There's something striking about this two-parter. It is ridiculous, overblown, and rather... ...dumb.
Berman, Braga and the rest of Paramount made some serious errors in implementing ENT, no doubt about it. They failed to recognize that, by going back to the "beginning", they were unraveling alot of assumptions regarding what the STAR TREK Universe was about; they were literally re-inventing the wheel, only they treated it like it was a prequel to TNG. This much is obvious. And then they got the bright idea to throw a dollop of TOS on top of it. Actually, as silly as it was, it was an entertaining flight of fancy. Much moreso than VOY.
The episode ditches strumming guitar earnest tones of "Long road" (the most despised opening music in all of Trek) and replaces it with macho sounding fare with dynamic military images in the background. Things go bang! Indeed, the two-parter is filled with a lot of pew-pew! action and the characters are simple and action-oriented.
I do not understand your hostility for the theme music.
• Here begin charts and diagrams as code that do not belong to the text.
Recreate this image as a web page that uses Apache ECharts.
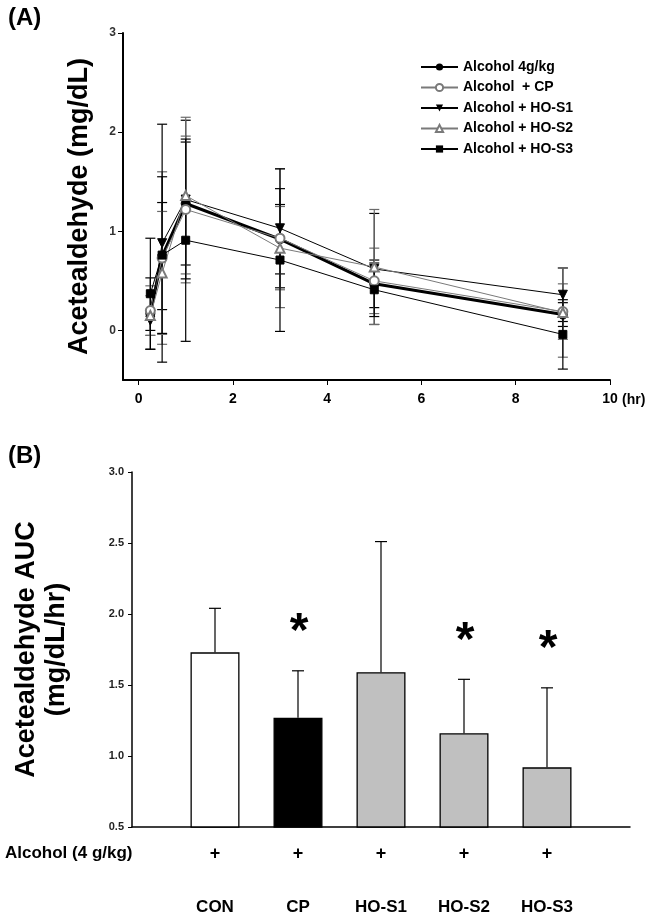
<!DOCTYPE html>
<html>
<head>
<meta charset="utf-8">
<script src="https://cdn.jsdelivr.net/npm/echarts@6/dist/echarts.min.js"></script>
<style>
  html, body { margin: 0; padding: 0; background: #fff; }
  #main { width: 670px; height: 917px; }
</style>
</head>
<body>
<div id="main"></div>
<script>
// (A) time course, hours
const times = [0.25, 0.5, 1, 3, 5, 9];
const alcMean = [0.17, 0.75, 1.28, 0.92, 0.47, 0.16];
const alcSd = [0.36, 0.54, 0.62, 0.35, 0.24, 0.12];
const cpMean = [0.20, 0.73, 1.22, 0.93, 0.50, 0.19];
const cpSd = [0.25, 0.87, 0.74, 0.70, 0.33, 0.28];
const s1Mean = [0.10, 0.88, 1.32, 1.03, 0.62, 0.36];
const s1Sd = [0.10, 1.20, 0.80, 0.60, 0.56, 0.27];
const s2Mean = [0.15, 0.58, 1.36, 0.83, 0.64, 0.18];
const s2Sd = [0.20, 0.62, 0.79, 0.42, 0.58, 0.45];
const s3Mean = [0.37, 0.76, 0.91, 0.71, 0.41, -0.04];
const s3Sd = [0.56, 0.79, 1.02, 0.72, 0.27, 0.35];
const xTicks = [0, 2, 4, 6, 8, 10];
const yTicks = [0, 1, 2, 3];

// (B) AUC
const groups = ['CON', 'CP', 'HO-S1', 'HO-S2', 'HO-S3'];
const aucMean = [1.73, 1.27, 1.59, 1.16, 0.92];
const aucTop = [2.04, 1.60, 2.51, 1.54, 1.48];
const aucSig = [false, true, false, true, true];
const alcoholRow = ['+', '+', '+', '+', '+'];

const FONT = '"Liberation Sans", Arial, sans-serif';
const NARROW = '"Liberation Sans Narrow", "Liberation Sans", Arial, sans-serif';

const lineDefs = [
    { name: 'Alcohol 4g/kg', mean: alcMean, sd: alcSd, symbol: 'circle', rot: 0, color: '#000', width: 3 },
    { name: 'Alcohol  + CP', mean: cpMean, sd: cpSd, symbol: 'emptyCircle', rot: 0, color: '#7a7a7a', width: 1 },
    { name: 'Alcohol + HO-S1', mean: s1Mean, sd: s1Sd, symbol: 'triangle', rot: 180, color: '#000', width: 1 },
    { name: 'Alcohol + HO-S2', mean: s2Mean, sd: s2Sd, symbol: 'emptyTriangle', rot: 0, color: '#7a7a7a', width: 1 },
    { name: 'Alcohol + HO-S3', mean: s3Mean, sd: s3Sd, symbol: 'rect', rot: 0, color: '#000', width: 1 }
];

function errBar(color) {
    return function (params, api) {
        const x = api.value(0);
        const lo = api.coord([x, api.value(1)]);
        const hi = api.coord([x, api.value(2)]);
        const w = 5;
        const st = { stroke: color, lineWidth: 1.2 };
        return {
            type: 'group',
            children: [
                { type: 'line', shape: { x1: lo[0], y1: lo[1], x2: hi[0], y2: hi[1] }, style: st },
                { type: 'line', shape: { x1: lo[0] - w, y1: lo[1], x2: lo[0] + w, y2: lo[1] }, style: st },
                { type: 'line', shape: { x1: hi[0] - w, y1: hi[1], x2: hi[0] + w, y2: hi[1] }, style: st }
            ]
        };
    };
}

const series = [];
lineDefs.forEach(d => {
    series.push({
        type: 'custom',
        xAxisIndex: 0,
        yAxisIndex: 0,
        z: 1,
        silent: true,
        renderItem: errBar(d.color === '#000' ? '#000' : '#6a6a6a'),
        data: times.map((t, i) => [t, d.mean[i] - d.sd[i], d.mean[i] + d.sd[i]])
    });
});
lineDefs.forEach(d => {
    const hollow = d.symbol.indexOf('empty') === 0;
    series.push({
        name: d.name,
        type: 'line',
        xAxisIndex: 0,
        yAxisIndex: 0,
        z: 3,
        symbol: d.symbol,
        symbolRotate: d.rot,
        symbolSize: d.symbol === 'rect' ? 8 : 9,
        showAllSymbol: true,
        lineStyle: { color: d.color, width: d.width },
        itemStyle: { color: hollow ? d.color : '#000', borderColor: hollow ? '#555' : '#000' },
        data: times.map((t, i) => [t, d.mean[i]])
    });
});

const slotCats = [''].concat(groups, ['']);
const plusCats = [''].concat(alcoholRow, ['']);
const barColors = ['#ffffff', '#000000', '#c0c0c0', '#c0c0c0', '#c0c0c0'];

series.push({
    type: 'bar',
    xAxisIndex: 1,
    yAxisIndex: 1,
    barWidth: 49,
    z: 2,
    data: ['-'].concat(aucMean.map((v, i) => ({
        value: v,
        itemStyle: { color: barColors[i], borderColor: '#000', borderWidth: 1.3 }
    })), ['-'])
});

series.push({
    type: 'custom',
    xAxisIndex: 1,
    yAxisIndex: 1,
    z: 1,
    silent: true,
    renderItem: function (params, api) {
        const x = api.value(0);
        const lo = api.coord([x, api.value(1)]);
        const hi = api.coord([x, api.value(2)]);
        const st = { stroke: '#000', lineWidth: 1.2 };
        const kids = [
            { type: 'line', shape: { x1: lo[0], y1: lo[1], x2: hi[0], y2: hi[1] }, style: st },
            { type: 'line', shape: { x1: hi[0] - 6, y1: hi[1], x2: hi[0] + 6, y2: hi[1] }, style: st }
        ];
        if (api.value(3)) {
            kids.push({
                type: 'text',
                x: hi[0] + 1,
                y: hi[1] - 38,
                style: { text: '*', font: 'bold 48px ' + FONT, fill: '#000', align: 'center', verticalAlign: 'middle' }
            });
        }
        return { type: 'group', children: kids };
    },
    data: groups.map((g, i) => [i + 1, aucMean[i], aucTop[i], aucSig[i] ? 1 : 0])
});

const option = {
    animation: false,
    backgroundColor: '#fff',
    textStyle: { fontFamily: FONT },
    grid: [
        { left: 123, top: 33, width: 487, height: 347 },
        { left: 132, top: 472, width: 498, height: 355 }
    ],
    legend: {
        data: lineDefs.map(d => d.name),
        orient: 'vertical',
        left: 415,
        top: 54,
        itemWidth: 37,
        itemHeight: 9,
        itemGap: 4.5,
        textStyle: { fontFamily: FONT, fontWeight: 'bold', fontSize: 14, color: '#000', lineHeight: 16, padding: [0, 0, 0, 0] }
    },
    xAxis: [
        {
            type: 'value',
            gridIndex: 0,
            min: -0.33,
            max: 10,
            axisLine: { onZero: false, lineStyle: { color: '#000', width: 2 } },
            axisTick: { customValues: xTicks, length: 5, lineStyle: { color: '#000', width: 1 } },
            axisLabel: { customValues: xTicks, color: '#000', fontFamily: NARROW, fontWeight: 'bold', fontSize: 14, margin: 12 },
            splitLine: { show: false }
        },
        {
            type: 'category',
            gridIndex: 1,
            data: plusCats,
            boundaryGap: false,
            axisLine: { onZero: false, lineStyle: { color: '#000', width: 1.5 } },
            axisTick: { show: false },
            axisLabel: { color: '#000', fontFamily: FONT, fontWeight: 'bold', fontSize: 18, margin: 18, interval: 0 }
        },
        {
            type: 'category',
            gridIndex: 1,
            position: 'bottom',
            offset: 64,
            data: slotCats,
            boundaryGap: false,
            axisLine: { show: false },
            axisTick: { show: false },
            axisLabel: { color: '#000', fontFamily: NARROW, fontWeight: 'bold', fontSize: 17, margin: 8, interval: 0 }
        }
    ],
    yAxis: [
        {
            type: 'value',
            gridIndex: 0,
            min: -0.5,
            max: 3,
            name: 'Acetealdehyde (mg/dL)',
            nameLocation: 'middle',
            nameGap: 30,
            nameTextStyle: { fontFamily: FONT, fontWeight: 'bold', fontSize: 27, color: '#000' },
            axisLine: { show: true, onZero: false, lineStyle: { color: '#000', width: 2 } },
            axisTick: { show: true, customValues: yTicks, length: 5, lineStyle: { color: '#000' } },
            axisLabel: { customValues: yTicks, color: '#333', fontFamily: NARROW, fontWeight: 'bold', fontSize: 12, margin: 7 },
            splitLine: { show: false }
        },
        {
            type: 'value',
            gridIndex: 1,
            min: 0.5,
            max: 3,
            interval: 0.5,
            name: 'Acetealdehyde AUC\n(mg/dL/hr)',
            nameLocation: 'middle',
            nameGap: 60,
            nameTextStyle: { fontFamily: FONT, fontWeight: 'bold', fontSize: 27, color: '#000', lineHeight: 30 },
            axisLine: { show: true, onZero: false, lineStyle: { color: '#000', width: 1.5 } },
            axisTick: { show: true, length: 4, lineStyle: { color: '#000' } },
            axisLabel: { color: '#222', fontFamily: NARROW, fontWeight: 'bold', fontSize: 11, margin: 8, formatter: v => v.toFixed(1) },
            splitLine: { show: false }
        }
    ],
    graphic: [
        { type: 'text', left: 8, top: 6, style: { text: '(A)', font: 'bold 24px ' + FONT, fill: '#000' } },
        { type: 'text', left: 8, top: 444, style: { text: '(B)', font: 'bold 24px ' + FONT, fill: '#000' } },
        { type: 'text', left: 622, top: 393, style: { text: '(hr)', font: 'bold 14px ' + NARROW, fill: '#000' } },
        { type: 'text', left: 5, top: 845, style: { text: 'Alcohol (4 g/kg)', font: 'bold 17px ' + FONT, fill: '#000' } }
    ],
    series: series
};

const chart = echarts.init(document.getElementById('main'));
chart.setOption(option);
window.addEventListener('resize', function () {
    chart.resize();
});
</script>
</body>
</html>
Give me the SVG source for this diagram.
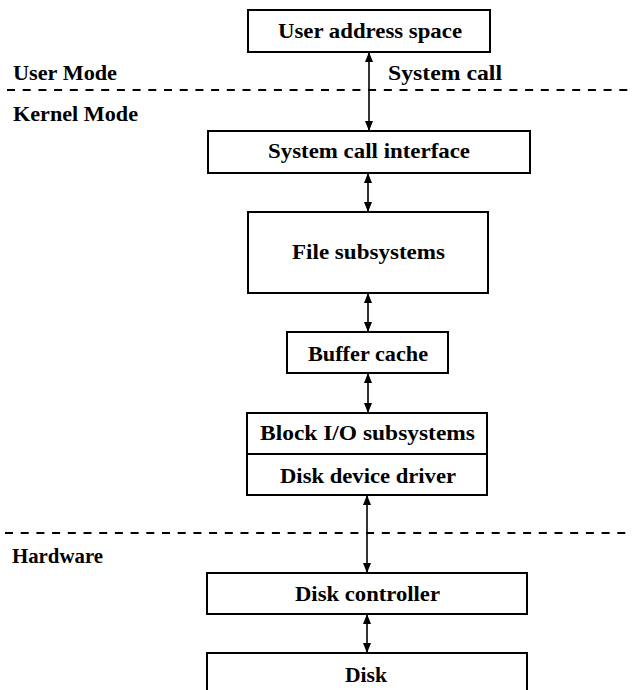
<svg xmlns="http://www.w3.org/2000/svg" width="633" height="690" viewBox="0 0 633 690">
<style>
.box{fill:#fff;stroke:#000;stroke-width:2}
.lbl{font-family:"Liberation Serif","DejaVu Serif",serif;font-size:21px;font-weight:bold;fill:#000}
.dash{stroke:#000;stroke-width:2;stroke-dasharray:8,7.7}
.conn{stroke:#000;stroke-width:1.6;fill:none;marker-start:url(#ah);marker-end:url(#ah)}
</style>
<defs>
<marker id="ah" viewBox="0 0 10 8" refX="10" refY="4" markerWidth="10" markerHeight="8" markerUnits="userSpaceOnUse" orient="auto-start-reverse">
<path d="M0,0 L10,4 L0,8 Z" fill="#000"/>
</marker>
</defs>
<g id="regions">
<line class="dash" x1="7" y1="90" x2="633" y2="90"/>
<line class="dash" x1="5" y1="533" x2="633" y2="533"/>
<text class="lbl" x="13" y="80" textLength="104" lengthAdjust="spacingAndGlyphs">User Mode</text>
<text class="lbl" x="13" y="121" textLength="125" lengthAdjust="spacingAndGlyphs">Kernel Mode</text>
<text class="lbl" x="12" y="563" textLength="91" lengthAdjust="spacingAndGlyphs">Hardware</text>
</g>
<g id="connectors">
<line class="conn" x1="369" y1="52" x2="369" y2="131"/>
<line class="conn" x1="368" y1="173" x2="368" y2="212"/>
<line class="conn" x1="368" y1="293" x2="368" y2="332"/>
<line class="conn" x1="368" y1="373" x2="368" y2="413"/>
<line class="conn" x1="367" y1="495" x2="367" y2="573"/>
<line class="conn" x1="367" y1="614" x2="367" y2="653"/>
<text class="lbl" x="388" y="80" textLength="114" lengthAdjust="spacingAndGlyphs">System call</text>
</g>
<g id="user-address-space">
<rect class="box" x="248" y="10" width="242" height="42"/>
<text class="lbl" x="278" y="38" textLength="184" lengthAdjust="spacingAndGlyphs">User address space</text>
</g>
<g id="system-call-interface">
<rect class="box" x="208" y="131" width="322" height="42"/>
<text class="lbl" x="268" y="158" textLength="202" lengthAdjust="spacingAndGlyphs">System call interface</text>
</g>
<g id="file-subsystems">
<rect class="box" x="248" y="212" width="240" height="81"/>
<text class="lbl" x="292" y="259" textLength="153" lengthAdjust="spacingAndGlyphs">File subsystems</text>
</g>
<g id="buffer-cache">
<rect class="box" x="287" y="332" width="161" height="41"/>
<text class="lbl" x="308" y="361" textLength="120" lengthAdjust="spacingAndGlyphs">Buffer cache</text>
</g>
<g id="block-io">
<rect class="box" x="247" y="413" width="240" height="82"/>
<line stroke="#000" stroke-width="2" x1="247" y1="454" x2="487" y2="454"/>
<text class="lbl" x="260" y="440" textLength="215" lengthAdjust="spacingAndGlyphs">Block I/O subsystems</text>
<text class="lbl" x="280" y="483" textLength="176" lengthAdjust="spacingAndGlyphs">Disk device driver</text>
</g>
<g id="disk-controller">
<rect class="box" x="207" y="573" width="320" height="41"/>
<text class="lbl" x="295" y="601" textLength="145" lengthAdjust="spacingAndGlyphs">Disk controller</text>
</g>
<g id="disk">
<path class="box" d="M207,700 L207,653 L527,653 L527,700"/>
<text class="lbl" x="345" y="682" textLength="42" lengthAdjust="spacingAndGlyphs">Disk</text>
</g>
</svg>
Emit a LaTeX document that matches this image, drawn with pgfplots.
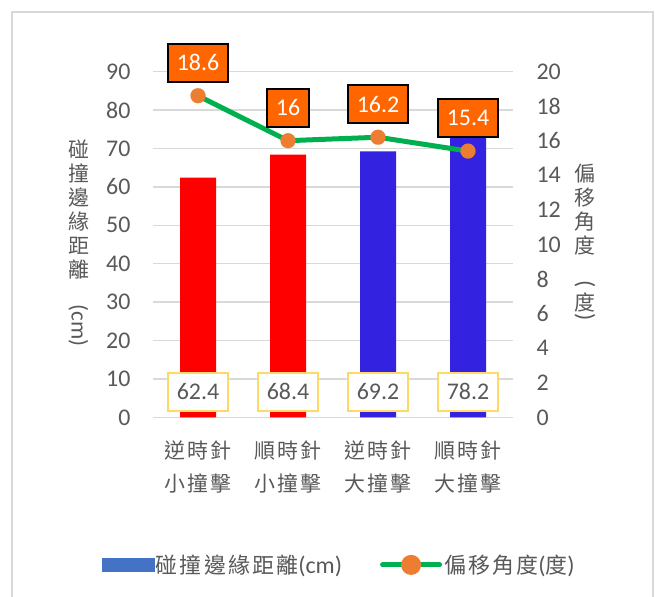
\documentclass[border=0pt]{standalone}
\usepackage{fontspec}
\setmainfont{Carlito}
\newfontfamily\cjk[LetterSpace=10]{Noto Sans CJK TC}
\usepackage{pgfplots}
\pgfplotsset{compat=1.18}
\definecolor{txt}{HTML}{595959}
\definecolor{gridc}{HTML}{D9D9D9}
\definecolor{barred}{HTML}{FF0000}
\definecolor{barblue}{HTML}{3322E0}
\definecolor{legblue}{HTML}{4472C4}
\definecolor{linegreen}{HTML}{00B050}
\definecolor{mkorange}{HTML}{ED7D31}
\definecolor{lblorange}{HTML}{FF6600}
\definecolor{lblyellow}{HTML}{FFD966}
\begin{document}
\begin{tikzpicture}
\useasboundingbox (0,0) rectangle (655bp,597bp);
\fill[white] (0,0) rectangle (655bp,597bp);
\draw[gridc, line width=2bp] (12bp,0) -- (12bp,585bp) -- (653bp,585bp) -- (653bp,0);
\begin{axis}[
  at={(153bp,179.5bp)}, anchor=south west,
  scale only axis, width=360bp, height=346bp,
  xmin=-0.5, xmax=3.5, ymin=0, ymax=90,
  axis line style={draw=none},
  major tick length=0pt,
  ytick={0,10,...,90},
  ymajorgrids, grid style={gridc, line width=1.5bp},
  xtick={0,1,2,3},
  xticklabels={{逆時針\\小撞擊},{順時針\\小撞擊},{逆時針\\大撞擊},{順時針\\大撞擊}},
  xticklabel style={font=\cjk\fontsize{21}{33}\selectfont, align=center, text=txt, yshift=-20bp},
  yticklabel style={font=\fontsize{24}{28}\selectfont, text=txt, xshift=-19bp},
  /pgf/number format/assume math mode=true,
  every axis y label/.style={at={(axis description cs:-0.207,0.498)}, anchor=center},
  ylabel={碰\\撞\\邊\\緣\\距\\離\\\rotatebox{-90}{\fontsize{23}{24}\selectfont\normalfont\,(cm)\,}},
  ylabel style={font=\cjk\fontsize{21}{24}\selectfont, align=center, text=txt},
]
\addplot[ybar, bar width=36bp, bar shift=0pt, fill=barred, draw=none] coordinates {(0,62.4) (1,68.4)};
\addplot[ybar, bar width=36bp, bar shift=0pt, fill=barblue, draw=none] coordinates {(2,69.2) (3,78.2)};
\addplot[draw=none, mark=none, nodes near coords, point meta=explicit symbolic,
  nodes near coords style={anchor=center, fill=white, draw=lblyellow, line width=2bp, text=txt,
    font=\fontsize{24}{28}\selectfont, minimum height=38bp, inner xsep=9bp}]
  coordinates {(0,6.7)[62.4] (1,6.7)[68.4] (2,6.7)[69.2] (3,6.7)[78.2]};
\end{axis}
\begin{axis}[
  at={(153bp,179.5bp)}, anchor=south west,
  scale only axis, width=360bp, height=346bp,
  xmin=-0.5, xmax=3.5, ymin=0, ymax=20,
  axis x line=none, axis y line*=right,
  axis line style={draw=none},
  major tick length=0pt,
  ytick={0,2,...,20},
  yticklabel style={font=\fontsize{24}{28}\selectfont, text=txt, xshift=20bp},
  /pgf/number format/assume math mode=true,
  every axis y label/.style={at={(axis description cs:1.2,0.505)}, anchor=center},
  ylabel={偏\\移\\角\\度\\[2.5bp]\rotatebox{-90}{\normalfont\fontsize{24}{24}\selectfont(}\\[4.5bp]度\\[-20.5bp]\rotatebox{-90}{\normalfont\fontsize{24}{24}\selectfont)}},
  ylabel style={font=\cjk\fontsize{21}{24}\selectfont, align=center, text=txt},
  legend style={at={(0.517,-0.426)}, anchor=center, draw=none, fill=none,
    font=\fontsize{24}{28}\selectfont, text=txt, legend columns=2,
    /tikz/every even column/.append style={column sep=36bp}},
]
\addlegendimage{legend image code/.code={\fill[legblue] (0bp,-6.5bp) rectangle (52bp,6.5bp);}}
\addlegendentry{{\cjk\fontsize{22}{28}\selectfont 碰撞邊緣距離}(cm)}
\addplot[linegreen, line width=5bp, mark=*, mark size=7.5bp,
  mark options={fill=mkorange, draw=mkorange, line width=0.1bp},
  legend image code/.code={\draw[linegreen, line width=5bp, line cap=round] (0bp,0bp)--(57bp,0bp);
    \fill[mkorange] (28.5bp,0bp) circle (7.5bp);},
  nodes near coords, point meta=explicit symbolic,
  nodes near coords style={anchor=center, yshift=33bp, fill=lblorange, draw=black, line width=2bp, text=white,
    font=\fontsize{24}{28}\selectfont, minimum height=38bp, inner xsep=9bp}]
  coordinates {(0,18.6)[18.6] (1,16)[16] (2,16.2)[16.2] (3,15.4)[15.4]};
\addlegendentry{{\cjk\fontsize{22}{28}\selectfont 偏移角度}({\cjk\fontsize{22}{28}\selectfont 度})}
\end{axis}
\end{tikzpicture}
\end{document}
Maybe it's just me, but I actually thought Russell Watson's song sounded grown-up and one of Berman's best attempts to articulate the ideals of TOS, setting it to music and embedding it in every episode.
It seemed to be a refreshingly creative way to bring the old "Space, the final frontier..." theme narration into 21st-century TV format. I thought it worked very well.
The whole point of ENT, as I understood it, was that these characters, and Earth overall, had evolved technologically and were in the process of stepping into their own future (deep space flight, the Coalition/Federation, high-tech prosperity, etc.) but those characters and their society still had alot more in common with you and I than we saw in any other TREK.
As for the gratuitous explosions and nasty action and infighting exhibited in "Darkly", that's to be expected. It was the final entry in a long list of Bermanian treks that tried to capitalize on "Mirror, Mirror". The only one of these alterniverse shows to ever impress me was "Yesterday's Enterprise", and they never followed up on that one.
The episode feel like a critique of fan-service, even as much as it caters to it. It functions as a guilty pleasure, but clearly does not aspire to be anything more than a guilty pleasure. This was fun as a change of pace, but you couldn't sustain a series with dialogue.
Enterprise failed, but this episode seems like the series making a case for its own virtues. Sure, Archer is stupidly earnest and plucky (like an oversized human version of his Beagle), but consider what might have been... ...surely plucky Archer is better than the MacBeth version? If so, we might be inclined to reappraise the virtues of the regular show.
I agree that ENT had many things about it that were controversial with longtime TREK fans, and that it could've been better-implemented. Having said that, how many TV shows do you know of that stay on the air for four consecutive years that are branded a failure?
If ENT in general and "Darkly" in particular left a bad taste in anyone's mouth, it's probably because (1: the show's makers were obviously running out of ideas; IIRC, Berman himself thought Paramount should not do ENT... (2: While ENT had some great story ideas like "First Flight", the overall lack of a creative direction with the show was getting pretty obvious, probably contributing to problem #1... (3: Hollywood, being silly as it is, recognized that Berman's shows had strayed too far from what TOS was all about, so naturally they sought to compensate by dumping the Starship Defiant into our laps; problem solved, or so they thought.
"Darkly" was fun, ENT had potential, Archer (and Bakula) were pretty good as the captain of the Starship Enterprise. But just like your Daddy's T-bird, you aren't gonna have much fun with this cruiser if you don't put any gas in the tank and you don't have a destination to drive to. At least "Darkly" was a fun little jaunt to the hamburger drive-in for a couple Saturdays. Just don't expect Brenda to fall in love with you over it.